Students have speculated that the discrepancy between requiring a module for wood frame residents and Junior Village residents is due to the administration’s perception that residents of Traverse Square are less concerned with the behavior of their neighbors than residents of Home and Brainerd.

“If you live on Brainerd or Home or any of those quiet streets, there’s a ‘living in community’ portal,” McEvoy said. “[It’s] a module that you have to go through at the beginning of the year if you live on one of those quiet streets, because there are Middletown residents who live there too. But when you live in LoRise and HiRise, you don’t have any of that.”

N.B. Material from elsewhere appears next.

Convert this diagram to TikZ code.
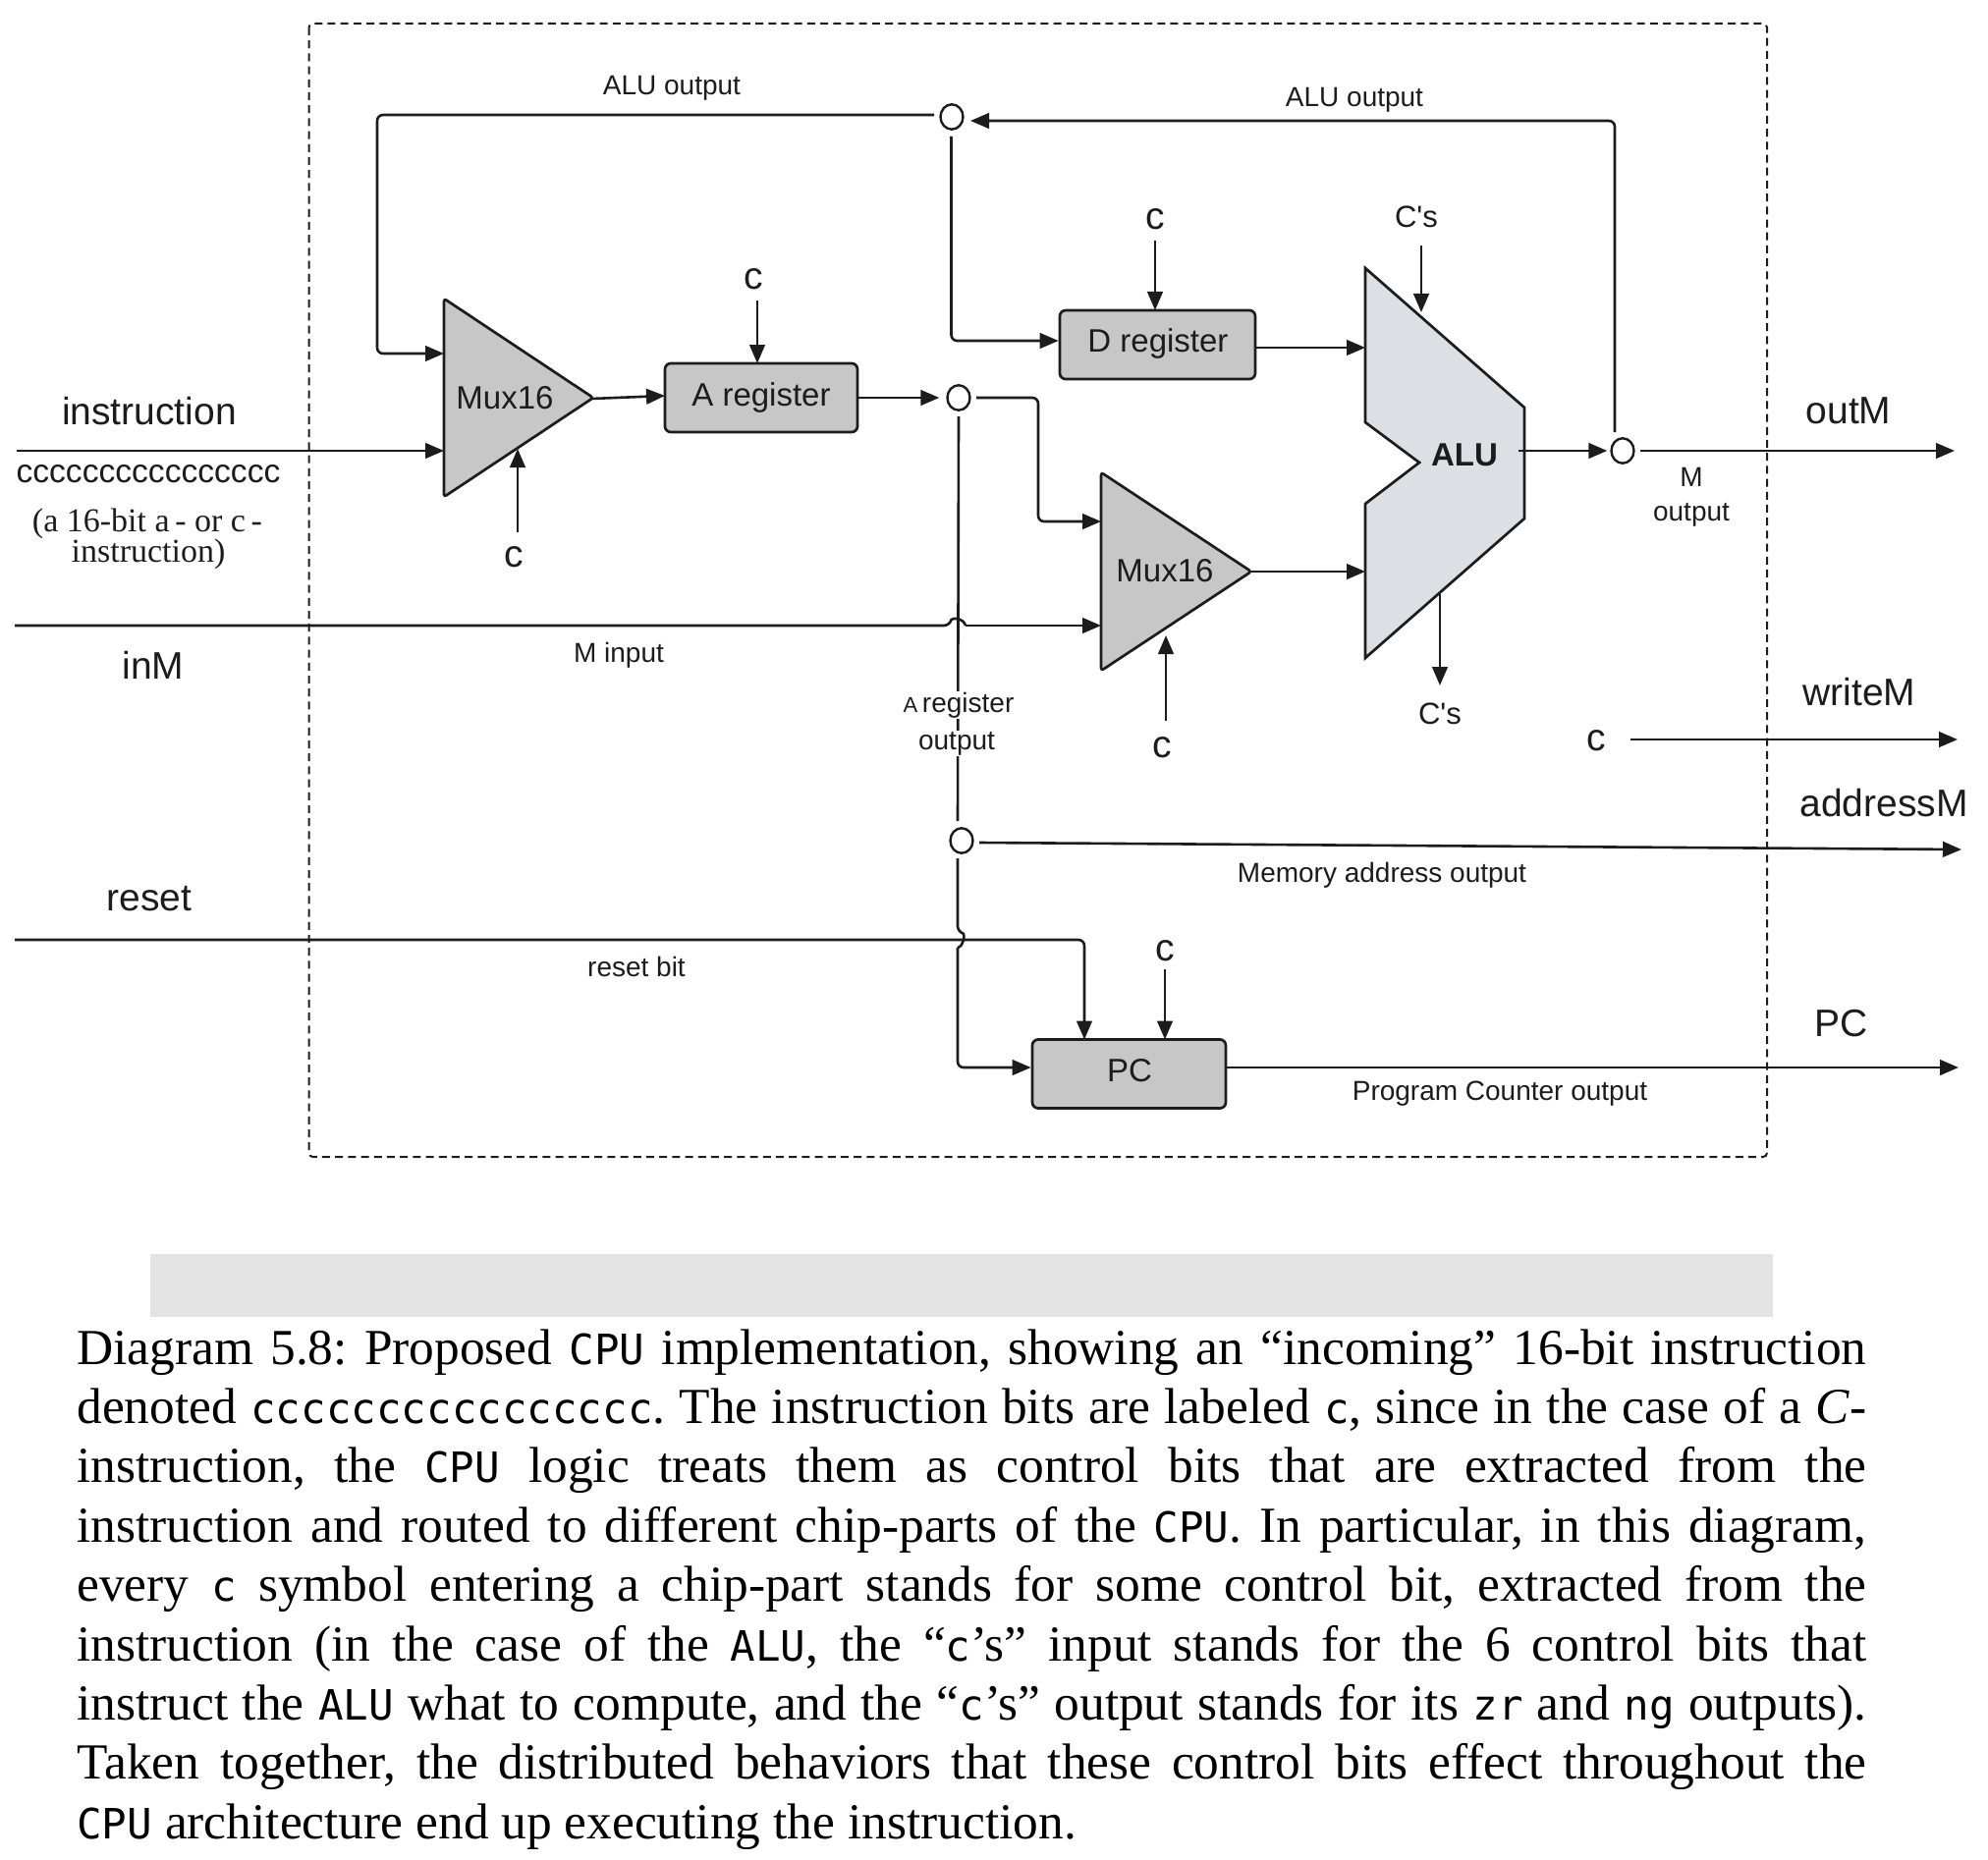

Students have also voiced a need for a greater understanding concerning the potentially severe consequences of calling the police on Middletown and Traverse Square residents. 

“[Wesleyan students need to understand] what happens even when the cops are called and what are the implications of this 15-, 16-year-old person having this on their record,” Callahan said. “People need to understand that that may mean that their family has a hard time getting places to live, understand that this person may not be able to find a job, or go to college. People don’t understand that they’re changing people’s lives, potentially.” 

According to McEvoy, the WSA is now hoping to expand conversations regarding student consent with Psafe when calling the Middletown Police Department. Director of Public Safety Scott Rohde explained that Psafe mostly calls the police on a situational basis and doesn’t follow a concrete plan.

“It’s very hard to say that there is a neat, cookie cutter that is always the case because every situation is different,” Rohde said. 

Despite these plans, members of both communities have most commonly asked for the University to take a bigger role in establishing a better relationship between Junior Village and Traverse Square. What exactly that role could look like, however, is still unclear. 

“If there’s one thing that can come out of this situation in a positive way, it’s that Wesleyan will at least start caring about that community and treating them like it’s a community of Middletown,” Callahan said.